BEGIN INPUT FOR THIS TASK

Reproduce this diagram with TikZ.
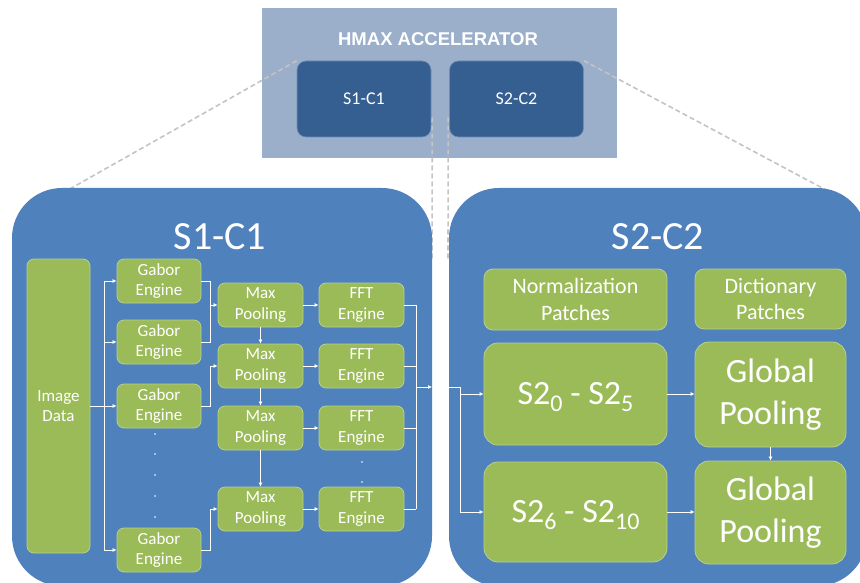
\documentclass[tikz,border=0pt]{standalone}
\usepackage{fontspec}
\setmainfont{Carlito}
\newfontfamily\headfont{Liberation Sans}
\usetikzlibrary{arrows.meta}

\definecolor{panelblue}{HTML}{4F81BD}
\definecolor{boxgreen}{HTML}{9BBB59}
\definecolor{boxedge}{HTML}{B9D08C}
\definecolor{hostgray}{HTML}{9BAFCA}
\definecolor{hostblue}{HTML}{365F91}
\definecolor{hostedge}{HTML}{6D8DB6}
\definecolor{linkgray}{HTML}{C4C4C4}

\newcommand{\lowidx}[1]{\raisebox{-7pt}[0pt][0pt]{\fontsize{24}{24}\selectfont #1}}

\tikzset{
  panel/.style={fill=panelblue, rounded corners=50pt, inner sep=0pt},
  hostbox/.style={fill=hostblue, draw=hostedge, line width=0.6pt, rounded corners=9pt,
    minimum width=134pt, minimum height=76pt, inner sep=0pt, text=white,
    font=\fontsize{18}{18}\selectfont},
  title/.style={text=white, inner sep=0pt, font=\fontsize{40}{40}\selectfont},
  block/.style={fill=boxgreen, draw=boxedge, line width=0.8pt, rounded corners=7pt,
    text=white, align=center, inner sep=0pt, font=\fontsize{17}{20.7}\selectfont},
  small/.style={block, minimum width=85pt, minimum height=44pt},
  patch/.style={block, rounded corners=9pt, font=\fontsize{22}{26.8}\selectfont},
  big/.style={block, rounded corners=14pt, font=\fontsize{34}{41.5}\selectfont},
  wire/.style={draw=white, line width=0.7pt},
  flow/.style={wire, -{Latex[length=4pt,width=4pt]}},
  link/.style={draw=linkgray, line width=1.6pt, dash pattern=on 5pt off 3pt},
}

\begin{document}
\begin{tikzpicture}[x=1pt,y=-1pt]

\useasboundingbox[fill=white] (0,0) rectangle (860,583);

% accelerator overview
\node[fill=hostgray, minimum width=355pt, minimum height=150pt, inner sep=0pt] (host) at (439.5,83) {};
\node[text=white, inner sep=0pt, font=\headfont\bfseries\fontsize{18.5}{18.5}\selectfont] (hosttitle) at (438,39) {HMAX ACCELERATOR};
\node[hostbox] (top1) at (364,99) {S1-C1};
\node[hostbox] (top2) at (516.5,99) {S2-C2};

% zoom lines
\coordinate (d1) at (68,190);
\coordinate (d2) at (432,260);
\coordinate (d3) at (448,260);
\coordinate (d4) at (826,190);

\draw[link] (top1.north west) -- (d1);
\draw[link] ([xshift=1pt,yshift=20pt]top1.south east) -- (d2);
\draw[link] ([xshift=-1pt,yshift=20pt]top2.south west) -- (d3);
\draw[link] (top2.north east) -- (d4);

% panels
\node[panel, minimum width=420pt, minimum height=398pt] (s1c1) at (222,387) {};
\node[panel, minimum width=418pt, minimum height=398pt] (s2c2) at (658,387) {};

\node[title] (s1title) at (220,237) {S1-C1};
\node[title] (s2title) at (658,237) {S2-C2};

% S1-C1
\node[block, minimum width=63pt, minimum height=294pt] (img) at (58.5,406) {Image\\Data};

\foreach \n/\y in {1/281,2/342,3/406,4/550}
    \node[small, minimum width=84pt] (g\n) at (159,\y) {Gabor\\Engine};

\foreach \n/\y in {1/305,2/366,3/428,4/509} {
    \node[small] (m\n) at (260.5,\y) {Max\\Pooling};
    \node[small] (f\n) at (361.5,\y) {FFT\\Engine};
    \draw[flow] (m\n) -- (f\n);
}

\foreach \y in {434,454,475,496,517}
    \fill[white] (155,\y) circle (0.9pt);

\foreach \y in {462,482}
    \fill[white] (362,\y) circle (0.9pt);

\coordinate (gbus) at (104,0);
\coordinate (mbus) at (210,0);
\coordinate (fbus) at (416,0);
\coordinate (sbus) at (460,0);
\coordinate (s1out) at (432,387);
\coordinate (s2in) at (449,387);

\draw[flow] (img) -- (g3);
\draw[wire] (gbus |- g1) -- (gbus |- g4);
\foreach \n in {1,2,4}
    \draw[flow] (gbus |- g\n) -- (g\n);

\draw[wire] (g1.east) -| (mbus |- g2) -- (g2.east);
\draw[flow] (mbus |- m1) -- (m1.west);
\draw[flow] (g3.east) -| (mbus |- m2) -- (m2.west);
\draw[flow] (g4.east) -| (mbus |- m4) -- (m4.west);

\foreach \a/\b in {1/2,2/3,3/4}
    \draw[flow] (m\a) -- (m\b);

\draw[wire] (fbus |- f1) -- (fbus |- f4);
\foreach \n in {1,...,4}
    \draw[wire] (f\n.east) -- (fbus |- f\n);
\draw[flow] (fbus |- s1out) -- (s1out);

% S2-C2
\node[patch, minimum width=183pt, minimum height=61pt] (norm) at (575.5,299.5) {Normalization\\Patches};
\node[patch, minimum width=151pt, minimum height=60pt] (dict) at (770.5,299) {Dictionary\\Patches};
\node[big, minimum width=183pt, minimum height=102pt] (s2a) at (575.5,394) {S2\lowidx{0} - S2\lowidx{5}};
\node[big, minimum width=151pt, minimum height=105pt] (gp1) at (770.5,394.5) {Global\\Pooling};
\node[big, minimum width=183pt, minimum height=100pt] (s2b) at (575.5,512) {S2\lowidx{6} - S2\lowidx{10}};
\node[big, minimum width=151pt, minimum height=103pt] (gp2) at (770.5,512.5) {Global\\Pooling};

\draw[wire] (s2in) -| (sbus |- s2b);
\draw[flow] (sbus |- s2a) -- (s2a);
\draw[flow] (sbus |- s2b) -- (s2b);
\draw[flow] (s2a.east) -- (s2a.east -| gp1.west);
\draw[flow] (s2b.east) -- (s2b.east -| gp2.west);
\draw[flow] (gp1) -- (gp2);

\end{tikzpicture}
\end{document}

END INPUT FOR THIS TASK
BEGIN INPUT FOR THIS TASK

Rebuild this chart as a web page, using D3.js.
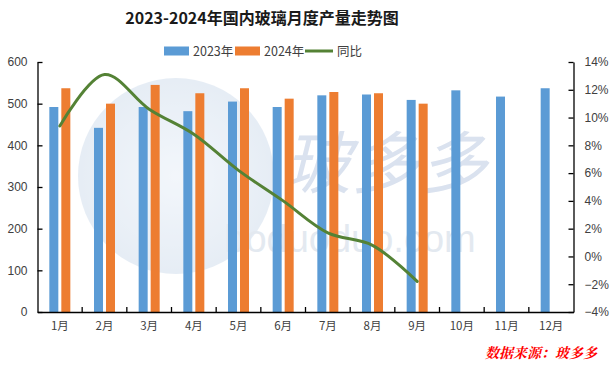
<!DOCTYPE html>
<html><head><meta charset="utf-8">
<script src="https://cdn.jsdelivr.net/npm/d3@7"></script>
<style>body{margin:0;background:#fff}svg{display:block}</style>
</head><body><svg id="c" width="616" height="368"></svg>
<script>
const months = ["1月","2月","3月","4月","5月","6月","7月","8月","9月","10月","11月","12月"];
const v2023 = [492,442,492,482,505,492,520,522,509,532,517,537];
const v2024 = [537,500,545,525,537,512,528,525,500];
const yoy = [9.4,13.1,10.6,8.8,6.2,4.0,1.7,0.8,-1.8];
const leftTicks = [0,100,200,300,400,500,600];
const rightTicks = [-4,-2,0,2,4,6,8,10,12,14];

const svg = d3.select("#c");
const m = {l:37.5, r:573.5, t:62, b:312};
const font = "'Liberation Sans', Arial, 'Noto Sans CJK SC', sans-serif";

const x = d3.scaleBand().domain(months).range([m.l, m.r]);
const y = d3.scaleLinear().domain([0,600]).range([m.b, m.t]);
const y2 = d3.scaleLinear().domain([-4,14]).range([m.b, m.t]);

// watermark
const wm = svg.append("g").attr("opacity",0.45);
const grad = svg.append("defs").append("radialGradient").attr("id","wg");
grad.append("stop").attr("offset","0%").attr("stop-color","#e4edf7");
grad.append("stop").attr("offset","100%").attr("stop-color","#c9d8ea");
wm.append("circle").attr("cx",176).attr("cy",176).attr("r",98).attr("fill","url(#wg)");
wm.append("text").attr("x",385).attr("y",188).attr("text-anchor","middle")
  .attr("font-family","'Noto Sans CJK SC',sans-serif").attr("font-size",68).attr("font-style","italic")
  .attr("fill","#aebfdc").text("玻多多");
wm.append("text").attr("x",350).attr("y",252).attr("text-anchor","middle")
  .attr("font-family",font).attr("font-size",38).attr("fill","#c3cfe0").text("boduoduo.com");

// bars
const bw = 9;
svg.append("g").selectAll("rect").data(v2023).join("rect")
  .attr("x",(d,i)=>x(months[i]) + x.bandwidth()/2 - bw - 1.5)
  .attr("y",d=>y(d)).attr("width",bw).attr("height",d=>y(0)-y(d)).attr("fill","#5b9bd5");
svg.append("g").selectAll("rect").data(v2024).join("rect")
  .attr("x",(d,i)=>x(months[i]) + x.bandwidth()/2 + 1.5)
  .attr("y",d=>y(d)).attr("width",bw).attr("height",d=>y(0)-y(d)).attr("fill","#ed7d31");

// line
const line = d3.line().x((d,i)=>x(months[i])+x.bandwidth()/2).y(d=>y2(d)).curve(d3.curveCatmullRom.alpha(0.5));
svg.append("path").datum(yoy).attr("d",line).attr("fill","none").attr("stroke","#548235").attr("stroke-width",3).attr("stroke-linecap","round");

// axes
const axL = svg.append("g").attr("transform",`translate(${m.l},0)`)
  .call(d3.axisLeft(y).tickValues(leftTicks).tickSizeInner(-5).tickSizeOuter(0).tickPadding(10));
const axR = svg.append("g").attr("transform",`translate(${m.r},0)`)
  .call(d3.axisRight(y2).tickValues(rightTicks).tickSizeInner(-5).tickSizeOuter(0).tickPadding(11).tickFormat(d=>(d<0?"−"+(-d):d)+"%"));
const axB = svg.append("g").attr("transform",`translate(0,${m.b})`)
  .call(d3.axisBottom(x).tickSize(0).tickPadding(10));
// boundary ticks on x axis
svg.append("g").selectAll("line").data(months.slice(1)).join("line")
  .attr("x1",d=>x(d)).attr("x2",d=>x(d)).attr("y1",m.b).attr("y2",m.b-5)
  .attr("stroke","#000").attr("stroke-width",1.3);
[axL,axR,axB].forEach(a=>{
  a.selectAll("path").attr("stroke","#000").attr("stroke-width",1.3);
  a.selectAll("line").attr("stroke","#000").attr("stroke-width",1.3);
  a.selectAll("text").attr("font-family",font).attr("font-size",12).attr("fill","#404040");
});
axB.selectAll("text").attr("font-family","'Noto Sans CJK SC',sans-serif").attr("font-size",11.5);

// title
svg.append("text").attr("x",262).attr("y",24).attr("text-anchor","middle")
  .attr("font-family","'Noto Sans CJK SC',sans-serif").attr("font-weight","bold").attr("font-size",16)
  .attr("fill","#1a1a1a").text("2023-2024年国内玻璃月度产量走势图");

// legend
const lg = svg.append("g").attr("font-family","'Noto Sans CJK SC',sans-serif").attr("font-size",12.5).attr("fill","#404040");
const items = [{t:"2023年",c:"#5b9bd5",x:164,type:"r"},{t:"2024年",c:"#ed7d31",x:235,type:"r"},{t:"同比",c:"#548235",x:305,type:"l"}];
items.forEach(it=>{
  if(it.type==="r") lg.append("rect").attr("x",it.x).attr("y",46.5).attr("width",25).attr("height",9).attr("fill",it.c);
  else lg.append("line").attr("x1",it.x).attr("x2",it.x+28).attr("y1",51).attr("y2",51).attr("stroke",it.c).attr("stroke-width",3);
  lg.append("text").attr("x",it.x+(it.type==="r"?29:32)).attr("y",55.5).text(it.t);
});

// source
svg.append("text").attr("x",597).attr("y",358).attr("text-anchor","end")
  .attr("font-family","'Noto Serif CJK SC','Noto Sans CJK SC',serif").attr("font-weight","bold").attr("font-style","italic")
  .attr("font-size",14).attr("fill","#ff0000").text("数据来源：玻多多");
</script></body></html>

END INPUT FOR THIS TASK

_EXERCISE BRIEF:_ Take the material above and output only the lines from the one that contains "Rebuild this chart" through the one that contains "Sans', Arial, 'Noto", ends included and images left out.

_WRITTEN RESPONSE:_
Rebuild this chart as a web page, using D3.js.
<!DOCTYPE html>
<html><head><meta charset="utf-8">
<script src="https://cdn.jsdelivr.net/npm/d3@7"></script>
<style>body{margin:0;background:#fff}svg{display:block}</style>
</head><body><svg id="c" width="616" height="368"></svg>
<script>
const months = ["1月","2月","3月","4月","5月","6月","7月","8月","9月","10月","11月","12月"];
const v2023 = [492,442,492,482,505,492,520,522,509,532,517,537];
const v2024 = [537,500,545,525,537,512,528,525,500];
const yoy = [9.4,13.1,10.6,8.8,6.2,4.0,1.7,0.8,-1.8];
const leftTicks = [0,100,200,300,400,500,600];
const rightTicks = [-4,-2,0,2,4,6,8,10,12,14];

const svg = d3.select("#c");
const m = {l:37.5, r:573.5, t:62, b:312};
const font = "'Liberation Sans', Arial, 'Noto Sans CJK SC', sans-serif";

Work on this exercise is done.